Epsilon Rho Zeta Chapter in partnership with the Delaware Historical Society, will present a centennial exhibit in the Mitchell Center for African American Heritage. The exhibit, titled "100 Year's of Finer Womanhood & Service", will highlight the legacy of our International Organization along with the local work of Epsilon Rho Zeta Chapter in New Castle County and throughout the State of Delaware.
Our Founders Inspired Our Charter Members
Our Founders envisioned a sorority which would directly affect positive change, chart a course of action for the 1920's and beyond, raise consciousness of their people, encourage the highest standards of scholastic achievement, and foster a greater sense of unity among its members. These women believed that sorority elitism and socializing overshadowed the real mission of progressive organizations and failed to address fully the societal mores, ills, prejudices, and poverty affecting humanity in general and the black community in particular.
Delaware Historical Society
Epsilon Rho Zeta Chapter donates $2,700 to the Mitchell Center for African American Heritage in 2015.

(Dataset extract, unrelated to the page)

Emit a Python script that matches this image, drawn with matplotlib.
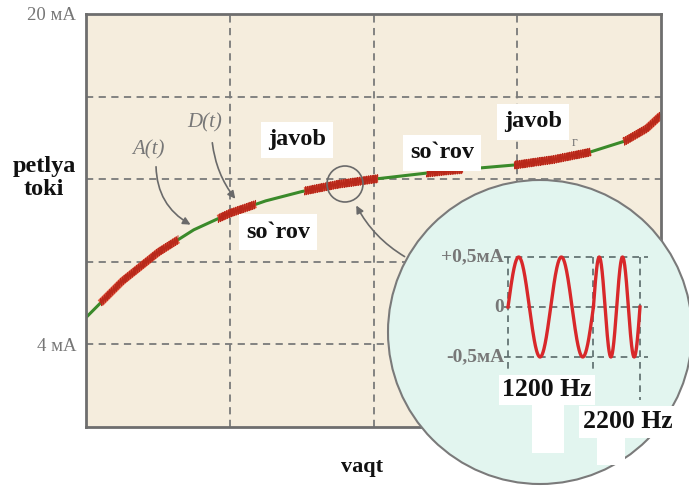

Epsilon Rho Zeta 65 Years of Sisterhood
Epsilon Rho Zeta Chapter was chartered on September 15th, 1955 by five dynamic women who were pillars in the New Castle County Community. Hannah Hall and Kathering Bessileu Ross were initiated in Gamma Nu Zeta Chapter, in Camden New Jersery and for two years commuted to Camden for meetings and events. Hannah Hall, Karryle Joy Moore, Katherine Bessileu Ross, Loretta Wilson, and Marion Woods, chartered our Wilmington, Delaware chapter after identifying a need to support the needs of the community. Hitting the ground running, in 1956, Epsilon Rho Zeta Chapter initiated its first members, Bertha Johnson and Marion Walley.